JAKARTA, KOMPAS.com — Sejumlah kalangan mempertanyakan putusan Mahkamah Agung yang menghukum Pemimpin Redaksi Majalah Playboy Indonesia Erwin Arnada dua tahun penjara. Mereka mengajukan amicus curiae atau komentar tertulis atas putusan itu kepada MA.
“MA keliru mendefinisikan standar kesusilaan karena mereka menggunakan standar kelompok masyarakat dan agama tertentu, bukan UU Pers,” kata Anggara, Senior Associate Insitute for Criminal Justice Reform (ICJR) Indonesia, dalam konferensi pers di Galeri Kafe, Taman Ismail Marzuki, Cikini, Jakarta, Rabu (19/1/2011).
ICJR adalah salah satu lembaga yang mempersoalkan putusan MA tersebut.
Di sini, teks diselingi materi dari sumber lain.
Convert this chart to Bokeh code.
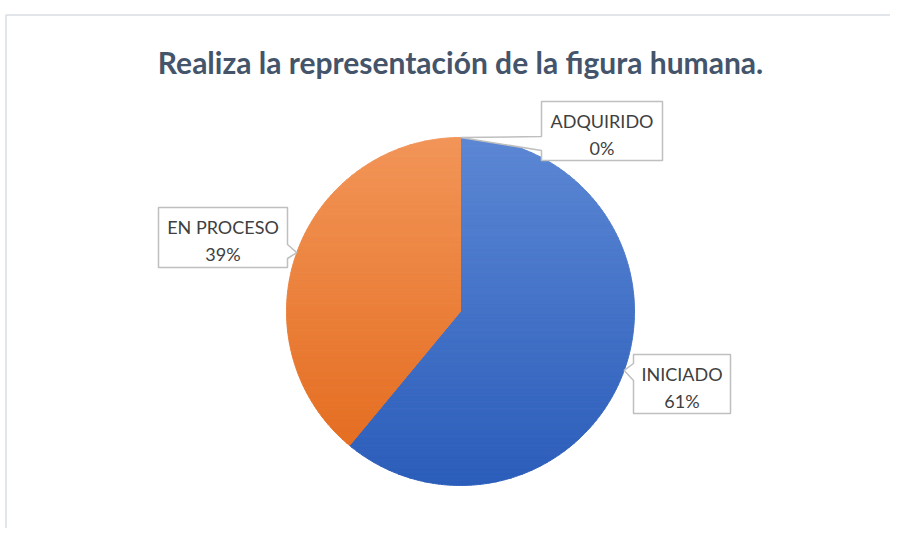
import math
from bokeh.plotting import figure
from bokeh.models import Range1d, ColumnDataSource, Label
from bokeh.embed import file_html
from bokeh.resources import INLINE
from bokeh.core.properties import value

# ---- data ----
categories = ["ADQUIRIDO", "INICIADO", "EN PROCESO"]
percentages = [0, 61, 39]
title_text = "Realiza la representación de la figura humana."

# ---- styles / layout ----
FONT = "Lato"
TEXT_COLOR = "#404040"
TITLE_COLOR = "#44546A"
grad_top = {"ADQUIRIDO": "#A5A5A5", "INICIADO": "#5C87D4", "EN PROCESO": "#F29558"}
grad_bot = {"ADQUIRIDO": "#8C8C8C", "INICIADO": "#2B5DBA", "EN PROCESO": "#E3691B"}
CX, CY, R = 460.0, -311.0, 174.0
# callout boxes: (left, top, right, bottom) in page px, pointer side, pointer base (y1, y2)
boxes = {
    "ADQUIRIDO": (541, 101, 662, 160, "left", 136, 150),
    "INICIADO": (633, 354, 730, 413, "left", 363, 380),
    "EN PROCESO": (158, 207, 287, 267, "right", 244, 258),
}

W, H = 890, 528
p = figure(width=W, height=H, x_range=Range1d(0, 890), y_range=Range1d(-528, 0),
           output_backend="svg", toolbar_location=None, min_border=0)
p.axis.visible = False
p.grid.visible = False
p.outline_line_color = None
p.background_fill_color = "white"
p.border_fill_color = "white"

# chart border
p.line([5.5, 5.5, 890], [-528, -14.5, -14.5], line_color="#D9DEE4", line_width=1.5)


def hex2rgb(h):
    h = h.lstrip("#")
    return [int(h[i:i + 2], 16) for i in (0, 2, 4)]


def mix(c1, c2, t):
    a, b = hex2rgb(c1), hex2rgb(c2)
    return "#%02x%02x%02x" % tuple(int(round(a[i] + (b[i] - a[i]) * t)) for i in range(3))


def clip(poly, y0, keep_above):
    out = []
    n = len(poly)
    for i in range(n):
        cur = poly[i]
        prv = poly[i - 1]
        cin = cur[1] >= y0 if keep_above else cur[1] <= y0
        pin = prv[1] >= y0 if keep_above else prv[1] <= y0
        if cin:
            if not pin:
                t = (y0 - prv[1]) / (cur[1] - prv[1])
                out.append((prv[0] + t * (cur[0] - prv[0]), y0))
            out.append(cur)
        elif pin:
            t = (y0 - prv[1]) / (cur[1] - prv[1])
            out.append((prv[0] + t * (cur[0] - prv[0]), y0))
    return out


# ---- pie slices with vertical gradient ----
xs, ys, cols = [], [], []
mids = {}
cum = 0.0
NB = 90
top_y, bot_y = CY + R, CY - R
for cat, pct in zip(categories, percentages):
    a0 = 90.0 - cum * 3.6
    a1 = a0 - pct * 3.6
    mids[cat] = math.radians((a0 + a1) / 2)
    cum += pct
    if pct <= 0:
        continue
    n = max(4, int(abs(a1 - a0) * 2))
    poly = [(CX, CY)]
    for k in range(n + 1):
        a = math.radians(a0 + (a1 - a0) * k / n)
        poly.append((CX + R * math.cos(a), CY + R * math.sin(a)))
    for b in range(NB):
        yb_top = top_y - (top_y - bot_y) * b / NB
        yb_bot = top_y - (top_y - bot_y) * (b + 1) / NB
        c = clip(clip(poly, yb_bot, True), yb_top, False)
        if len(c) < 3:
            continue
        xs.append([q[0] for q in c])
        ys.append([q[1] for q in c])
        cols.append(mix(grad_top[cat], grad_bot[cat], (b + 0.5) / NB))

p.patches(xs, ys, fill_color=cols, line_color=cols, line_width=1)

# ---- callouts ----
cx_, cy_ = [], []
tx, ty1, ty2, names, pcts = [], [], [], [], []
for cat, pct in zip(categories, percentages):
    L, T, Rr, B, side, b1, b2 = boxes[cat]
    tipx = CX + R * math.cos(mids[cat])
    tipy = CY + R * math.sin(mids[cat])
    if side == "left":
        pts = [(L, -T), (Rr, -T), (Rr, -B), (L, -B), (L, -b2), (tipx, tipy), (L, -b1)]
    else:
        pts = [(L, -T), (Rr, -T), (Rr, -b1), (tipx, tipy), (Rr, -b2), (Rr, -B), (L, -B)]
    cx_.append([q[0] for q in pts])
    cy_.append([q[1] for q in pts])
    tx.append((L + Rr) / 2)
    ty1.append(-(T + 19.5))
    ty2.append(-(T + 46))
    names.append(cat)
    pcts.append("%d%%" % pct)

p.patches(cx_, cy_, fill_color="white", line_color="#BFBFBF", line_width=1.5)
src = ColumnDataSource(dict(x=tx, y1=ty1, y2=ty2, name=names, pct=pcts))
p.text(x="x", y="y1", text="name", source=src, text_font=value(FONT), text_font_size="18px",
       text_color=TEXT_COLOR, text_align="center", text_baseline="middle")
p.text(x="x", y="y2", text="pct", source=src, text_font=value(FONT), text_font_size="18px",
       text_color=TEXT_COLOR, text_align="center", text_baseline="middle")

# ---- title ----
p.add_layout(Label(x=460, y=-61, text=title_text, text_font=FONT, text_font_style="bold",
                   text_font_size="30px", text_color=TITLE_COLOR, text_align="center",
                   text_baseline="middle"))

open("out.html", "w").write(file_html(p, INLINE))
Lembaga lain adalah Indonesia Media Defense Litigation Network (IMDLN) dan Lembaga Studi dan Advokasi Masyarakat (Elsam).
Keberatan mereka adalah apakah MA tepat menggunakan standar agama sebagai tolok ukur menilai kasus Erwin Arnada dihukum karena melanggar kesusilaan.
Menurut mereka, norma-norma, selain hukum negara, memiliki standar berbeda satu sama lain sehingga tidak bisa dijadikan parameter untuk memandang suatu perbuatan termasuk kesusilaan. “Harusnya MA menjatuhkan putusan berdasarkan UU Pers, bukan karena desakan dari kelompok masyarakat tertentu,” kata Zainal Abidin, Sekretaris IMDLN.
Berdasarkan Pasal 1 Angka 2 jo Pasal 9 Ayat (2) UU No 40/1999 tentang Pers, majalah Playboy Indonesia telah memenuhi ketentuan dan dapat dikategorikan sebagai produk pers.